A magnetic reed switch (Figure 13 14) can be used for a limit switch.
There is only one problem with the magnetic reed switch in that they are generally supplied only as a N.O. (normally open) switch.
Thus, some auxiliary relay circuit will become necessary for them to be used when a N.C. (normally closed) switch contact is required as in Figure 31.
However, it is possible to obtain a SPDT magnetic reed switch which is also shown in Figure 13 top switch.
No auxiliary relay circuit would then be needed.
If it is desirable to control the rotation of a shaft through a limit switch, a mercury switch (Figure 16 17) can be employed.
This can be mounted on a Bush Wheel or similar component arranged to tilt to break a connection when the shaft has reached its critical position.
There seem to be few limiting factors to the use of limit switches in motor driven models.
Considering the reported fragility of the plastic gear box on the M5 Motor, it would seem that the limit switch is cheap insurance against disaster.
Motor Control Systems frequently are just combinations of several basic control circuits.
Assume that it is desired to build a model for an exhibition which will operate continuously with a model tram traveling down a short length of track, stop at the end, reverse direction, than return to the starting point to repeat this action until either the exhibition or the patience of the viewers ends.
This back and forth motion is a job for the limit switch.
A block diagram of the total device would be as shown in Figure 33.
Block Diagram for Oscillating Motor Operation.
The Relay Lockup Circuit shown in Figure 30 would be the basis for the limit switch detection system.
The two push-button switches shown in Figure 30 are the limit switches.
Note that S1 is a make (N.O.) switch while S2 is a break (N.C,) switch.
The arrow above the schematic symbol indicates the direction of action for the switch.
Snap action switches can be used for this function since they are provided with a 1C set of contacts which can be connected as either a make or a break switch.
The Relay Lockup Circuit controls the Motor Direction Control Device.
In this instance, the Motor Direction Control is accomplished through the use of a 2C contact for polarity reversal (Figure 22).
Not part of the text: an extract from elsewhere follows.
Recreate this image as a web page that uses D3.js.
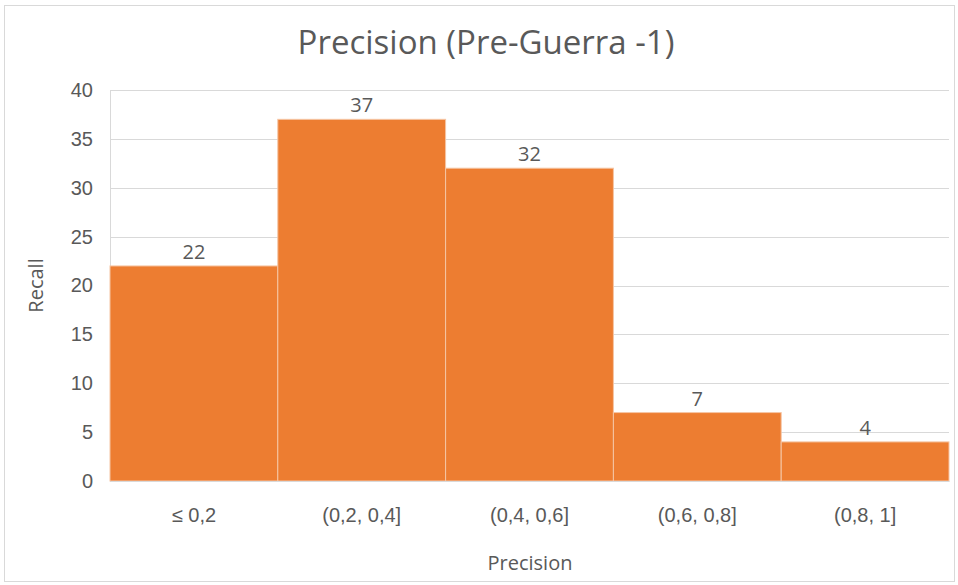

In this application, the 2C contacts would be the relay contacts of a DPDT relay.
Once the total circuit is visualized as a simple block diagram, then a final schematic diagram can be developed.
Of course, there are some refinements which will be added to that simplified block diagram to make it more practical.
The Block Diagram of Figure 33 can thus become the Schematic Diagram of Figure 34.
Circuit for the
This circuit utilizes two DPDT Relays, Ry 1 and Ry 2.
Ry 1 is used as a polarity reversal circuit to determine the direction of rotation of the motor.
Ry 2 is the familiar Relay Lockup Circuit.
Ry 2 controls the action of Ry 1.
Switch S1 (DPST) is the master control for the entire circuit. It controls the voltage source for the motor as well as for the two relays.
When this switch is closed, the motor will begin turning in a clockwise direction (Forward).
Note that the relay Ry 1 is not energized.
When the Forward Limit Switch is moved in the direction of the arrow, then relay Ry 2 is energized.
Immediately the relay goes into its lockup mode and also energizes Ry 1 through its top set of contacts.
Energizing the relay Ry 1 reverses the voltage supply to the motor causing it to begin to rotate in a counter clockwise direction (reverse).
This will continue until the Reverse Motion Limit Switch is pressed in the direction of the arrow.
This breaks the lockup circuit for the relay, releasing both Ry 2 and Ry 1.
Once again the motor turns in the forward direction to repeat the cycle endlessly until switch S1 is opened.
The voltage sources B1 and B2 must be chosen to fit the requirements of their respective circuits.
If the motor to be controlled is the Meccano M5, then the voltage of B1 should be between 6 and 12 volts.
B2 must match the voltage requirements of the two relay coils.
The limit switches used can be any type which gives the desired switch action.